Botswana has been warned to be ‘very nice’ and establish an exquisite and pragmatic foreign policy in the midst of the trade war between China and the United States of America.
Presidential candidates Ndaba Gaolathe of the Alliance for Progressives (AP) and Biggie Butale of Botswana Patriotic Front (BPF) highlighted this during the Presidential debate on Friday at Westwood International School.
The two were responding to a question asked by moderator, Donald Seberane, who had wanted to know the two’s presidential aspirants’ position on what Botswana can do to avoid finding itself in the messy side of the trade war.
Gaolathe said Botswana’s economy would be dealt a huge blow if America decides to stop buying Chinese products and services.
“First we must understand the implications of this trade war.

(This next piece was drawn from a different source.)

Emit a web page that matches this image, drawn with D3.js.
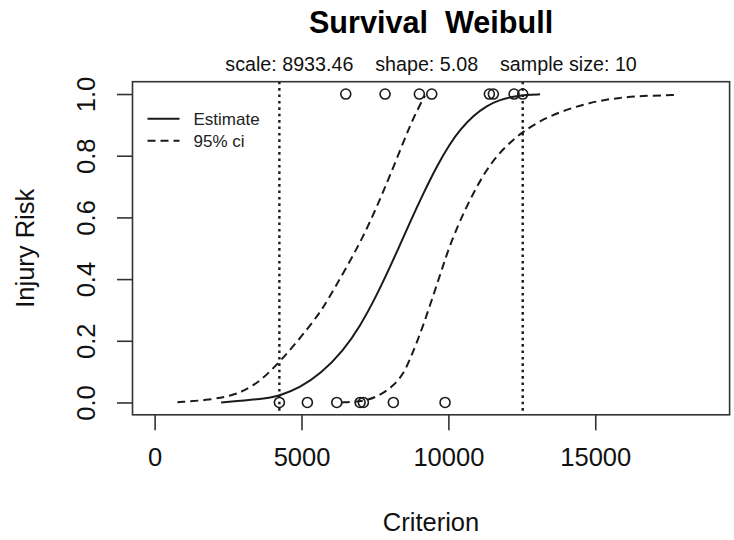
<!DOCTYPE html>
<html>
<head>
<meta charset="utf-8">
<script src="https://cdn.jsdelivr.net/npm/d3@7"></script>
<style>
  html, body { margin: 0; padding: 0; background: #fff; }
  svg text { font-family: "Liberation Sans", Arial, sans-serif; white-space: pre; }
</style>
</head>
<body>
<svg id="chart" width="734" height="540"></svg>
<script>
// Axis limits and ticks
const xLimits = [0, 18820];
const yLimits = [0, 1];
const xTicks = [0, 5000, 10000, 15000];
const yTicks = [0, 0.2, 0.4, 0.6, 0.8, 1.0];

// Observed criterion values: uninjured (risk 0) and injured (risk 1)
const riskZeroX = [4247, 5200, 6201, 6994, 7106, 8127, 9887];
const riskOneX = [6507, 7845, 9012, 9434, 11395, 11531, 12235, 12531];

// Fitted Weibull estimate [criterion, risk]
const estimateCurve = [
  [2263, 0], [3931, 0.014], [4271, 0.023], [4952, 0.049], [5633, 0.091],
  [6426, 0.168], [6994, 0.247], [7562, 0.348], [8015, 0.440],
  [8355, 0.511], [8695, 0.585], [9148, 0.678], [9604, 0.766], [10057, 0.840],
  [10398, 0.884], [10850, 0.930], [11306, 0.962], [11759, 0.982],
  [12211, 0.992], [12667, 0.997], [13120, 0.999]
];

// 95% confidence band: lower criterion bound
const ciLowerCurve = [
  [776, 0.001], [1889, 0.008], [2682, 0.024], [3022, 0.037], [3591, 0.068],
  [4271, 0.133], [4952, 0.208], [5609, 0.289], [5861, 0.327], [6426, 0.420],
  [6936, 0.508], [7334, 0.585], [7787, 0.684], [8243, 0.790], [8696, 0.899],
  [9036, 0.966], [9206, 0.995]
];

// 95% confidence band: upper criterion bound
const ciUpperCurve = [
  [6371, 0], [6824, 0.002], [7277, 0.008], [7675, 0.024], [8127, 0.053],
  [8468, 0.093], [8696, 0.140], [8924, 0.195], [9148, 0.251], [9377, 0.316],
  [9604, 0.381], [9829, 0.446], [10057, 0.511], [10398, 0.590], [10850, 0.680],
  [11306, 0.756], [11759, 0.812], [12211, 0.852], [12531, 0.877], [13120, 0.913],
  [13801, 0.942], [14482, 0.963], [15162, 0.979], [15843, 0.988],
  [16524, 0.994], [17817, 0.997]
];

const titleText = "Survival  Weibull";
const subtitleText = "scale: 8933.46    shape: 5.08    sample size: 10";
const legendItems = [
  { label: "Estimate", dash: null },
  { label: "95% ci", dash: "8,5" }
];

const svg = d3.select("#chart");
const W = 734, H = 540;
const margin = { top: 81.7, right: 4.4, bottom: 125.2, left: 132.5 };
const plotW = W - margin.left - margin.right;
const plotH = H - margin.top - margin.bottom;

// R-style 4% padding around data limits
function padded(lims) {
  const d = (lims[1] - lims[0]) * 0.04;
  return [lims[0] - d, lims[1] + d];
}

const x = d3.scaleLinear().domain(padded(xLimits)).range([0, plotW]);
const y = d3.scaleLinear().domain(padded(yLimits)).range([plotH, 0]);

const g = svg.append("g").attr("transform", `translate(${margin.left},${margin.top})`);
const ink = "#1a1a1a";

// Vertical reference lines at the smallest and largest observation
const allX = riskZeroX.concat(riskOneX);
const refLines = [d3.min(allX), d3.max(allX)];
g.selectAll("line.ref").data(refLines).join("line")
  .attr("class", "ref")
  .attr("x1", d => x(d)).attr("x2", d => x(d))
  .attr("y1", 0).attr("y2", plotH)
  .attr("stroke", ink).attr("stroke-width", 2.4)
  .attr("stroke-dasharray", "2.6,3.8");

const line = d3.line().x(d => x(d[0])).y(d => y(d[1])).curve(d3.curveBasis);

g.append("path").datum(ciLowerCurve).attr("d", line)
  .attr("fill", "none").attr("stroke", ink).attr("stroke-width", 2)
  .attr("stroke-dasharray", "8,5");
g.append("path").datum(ciUpperCurve).attr("d", line)
  .attr("fill", "none").attr("stroke", ink).attr("stroke-width", 2)
  .attr("stroke-dasharray", "8,5");
g.append("path").datum(estimateCurve).attr("d", line)
  .attr("fill", "none").attr("stroke", ink).attr("stroke-width", 2);

// Observations as open circles
const pts = riskZeroX.map(v => [v, 0]).concat(riskOneX.map(v => [v, 1]));
g.selectAll("circle.obs").data(pts).join("circle")
  .attr("class", "obs")
  .attr("cx", d => x(d[0])).attr("cy", d => y(d[1]))
  .attr("r", 5).attr("fill", "none")
  .attr("stroke", ink).attr("stroke-width", 1.6);

// Plot frame
g.append("rect").attr("x", 0).attr("y", 0).attr("width", plotW).attr("height", plotH)
  .attr("fill", "none").attr("stroke", "#333").attr("stroke-width", 1.6);

// Axes
const axisFont = 25.5;
const xAxis = g.append("g").attr("transform", `translate(0,${plotH})`)
  .call(d3.axisBottom(x).tickValues(xTicks).tickFormat(d3.format("d")).tickSize(15.5).tickPadding(18));
xAxis.select(".domain").remove();
xAxis.selectAll("line").attr("stroke", "#333").attr("stroke-width", 1.6);
xAxis.selectAll("text").attr("font-size", axisFont).attr("fill", "#111")
  .attr("font-family", "Liberation Sans, Arial, sans-serif");

const yAxis = g.append("g")
  .call(d3.axisLeft(y).tickValues(yTicks).tickFormat(d3.format(".1f")).tickSize(15.5));
yAxis.select(".domain").remove();
yAxis.selectAll("line").attr("stroke", "#333").attr("stroke-width", 1.6);
yAxis.selectAll("text")
  .attr("transform", "rotate(-90)")
  .attr("x", 0).attr("y", -46.2).attr("dy", "0.36em")
  .attr("text-anchor", "middle")
  .attr("font-size", axisFont).attr("fill", "#111")
  .attr("font-family", "Liberation Sans, Arial, sans-serif");

// Axis titles
svg.append("text")
  .attr("x", margin.left + plotW / 2).attr("y", 522).attr("dy", "0.36em")
  .attr("text-anchor", "middle").attr("font-size", axisFont).attr("fill", "#111")
  .text("Criterion");
svg.append("text")
  .attr("transform", `translate(25,${margin.top + plotH / 2}) rotate(-90)`)
  .attr("dy", "0.36em")
  .attr("text-anchor", "middle").attr("font-size", axisFont).attr("fill", "#111")
  .text("Injury Risk");

// Title and subtitle
svg.append("text")
  .attr("x", margin.left + plotW / 2).attr("y", 22).attr("dy", "0.36em")
  .attr("text-anchor", "middle").attr("font-size", 30.6).attr("font-weight", "bold")
  .attr("fill", "#000")
  .text(titleText);
svg.append("text")
  .attr("x", margin.left + plotW / 2).attr("y", 64).attr("dy", "0.36em")
  .attr("text-anchor", "middle").attr("font-size", 19.7).attr("fill", "#111")
  .text(subtitleText);

// Legend
const legend = g.append("g").attr("transform", "translate(15,37)");
legendItems.forEach((item, i) => {
  const row = legend.append("g").attr("transform", `translate(0,${i * 22})`);
  row.append("line").attr("x1", 0).attr("x2", 32).attr("y1", 0).attr("y2", 0)
    .attr("stroke", ink).attr("stroke-width", 2)
    .attr("stroke-dasharray", item.dash);
  row.append("text").attr("x", 46).attr("y", 0).attr("dy", "0.36em")
    .attr("font-size", 17).attr("fill", "#222").text(item.label);
});
</script>
</body>
</html>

Botswana like other developing countries, export raw materials to China being a high value producer and exporter.
When the trade war happens, it means America stops buying these Chinese products and services. This means China doesn’t export much and it won’t buy much from Botswana,” he said.
For Botswana to survive this, he said, she should build a competitive economy so that regardless of what goes on between the two superpowers, her products and services are still bought.
Secondly, he said the country has to diversify its produce and exports in order to diversify the risk. But above all, Gaolathe said there is need to establish intimate relations with other countries.
We have to be liked by everyone so that whatever happens, we are able to go to America and China and say ‘it’s tough back home’,” he said.
In his response, Butale said Botswana should maintain a pragmatic foreign policy and live amicably with its neighbours and other countries of the global village.
“Botswana has relatively been a weak country surrounded by stronger neighbours even before the colonial era. But we have always had to juggle between the superpowers and have survived and done well.
I think with this institutional memory, we will be able to navigate between our relationship with China on the one hand and with America on the other hand,” Butale said.
He continued to say the country should make allies with common values such as good governance and democracy, but not take sides.
In the recent past during Ian Khama’s presidency, Botswana was on many occasions criticised for breaking ranks with other countries when it made statements, which were viewed as a threat to the laid back foreign policy the country has been known for.